For those who have stumbled across my work, in one way or another I hope this letter inspires you to continue to strive for success. It is important to note that there is no incorrect way of defining success in life because as we know the only person that can determine success is YOU. While I believe I am at the peak of my success as I enter my final semester of my undergraduate career, I know others might disagree. Success can be almost anything like watching your daughter take her first steps, or watching your son dress up for his first job interview, and my personal favorite—watching MY mother overcome her knee surgery and still taking on major responsibilities. (I could not be half the woman she is, even if I tried).
I promised myself I would not ugly cry as I wrote this letter but the truth is, I cannot control it. I guess some of my best works are produced when I let my emotions take control every once and a while. Here is goes..
Dear Mom,
It is currently January 24th, 2019 (4:26 PM) and in approximately 118 days, 7 hours and 33 minutes your oldest child will be a college graduate.
Let it sink in.
Just four years ago, we locked arms and cried for hours at the thought of being 380.3 miles apart. The truth is, I never wanted to leave you. I silently cried in the backseat of the truck wondering if it was safe to tell you that I had changed my mind about going away to college in Buffalo, NY. I let my pride get in the way and pretended to be satisfied with the thought of finally being on my own. They say the first few nights are the toughest when you're dorming in college but honestly my entire first year of college was quite difficult. I wanted to be closer to you. I wanted to come home to the smell of your food and to hear you yell at me in annoyance after asking, "Mom what are you doing in the kitchen." The most common response to that question was always "Just playing with the pots and pans my dear child." Instead, all I had to reminisce was the letter you wrote before your departure. I cried over and over again until my tears filled the page and all that was left was the blue ink smudged across the white paper. This is my blue print and the ultimate recipe to my success throughout my college career. The letter you wrote still reminds me how important it is to treasure every moment in life even when things seem to cloud my judgment. I have never lost sight of what I truly want for myself but I sometimes doubt my capabilities. You eliminate my worries every time they arise and I could not be anymore appreciative of you for doing so. My final semester of college is just a few days away so I thought it would be the perfect time to express myself to you.
I'd like to say thank you to your 21-year-old self for not doubting parenthood.
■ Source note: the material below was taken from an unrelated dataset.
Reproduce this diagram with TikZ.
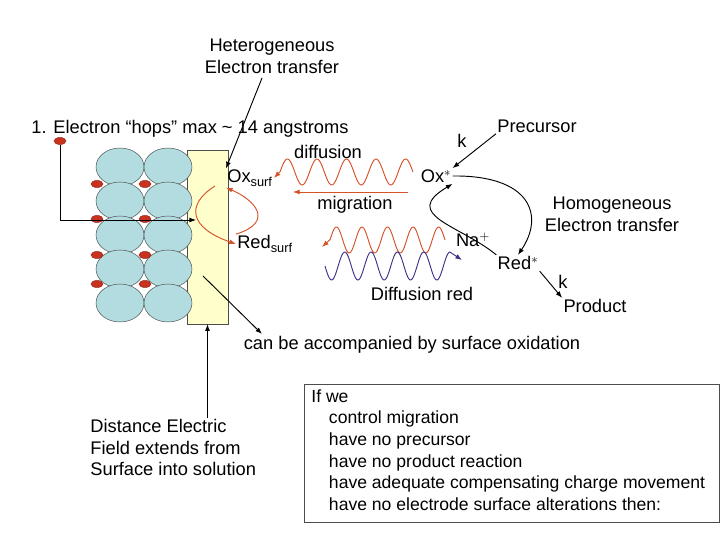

I hope the feeling you received in knowing you'd be welcoming your first child in nine months filled your heart with pure joy. While uncertainty became your worst enemy (because I felt it), I pray that it was all washed away the moment you first held me in your arms and I gave you that sweet, innocent stare. I had never seen anyone more beautiful, intelligent and powerful as you. I knew exactly who my mom was. After all, I had nine months to listen to your precious voice from inside. I heard you laugh, cry, and yell. While you channeled through several emotions, just know you were never alone. I was always listening.
You never stopped listening to my endless rants about how I received an "A-" instead of a "A" for my online course, or how stressed I am each time midterm and final's week approaches. Instead, you made sure I fought for my "A" by all means necessary and I walked into midterm and finals week knowing I was the sh*t. Even if I had to call you a few times for reassurance. Today, tomorrow and forever I will thank you.
118 days away from walking across that stage
118 days away from being called a college grad!
118 days away from entering my career field
118 days away from reaching MY success
118 days away from thanking you mom, over and over again.
Love Always,
Delilah R.
A message for my readers:
I hope that your motivation to strive for greatness continues to make you hungry for success. Please do not allow others to define success for you. While I am grateful to have my mother join my journey, I am also aware that someone out there feels alone in this world. I am here to tell you that you are not alone. I too will be cheering you on as you reach the very top. Go out and find something that truly inspires you.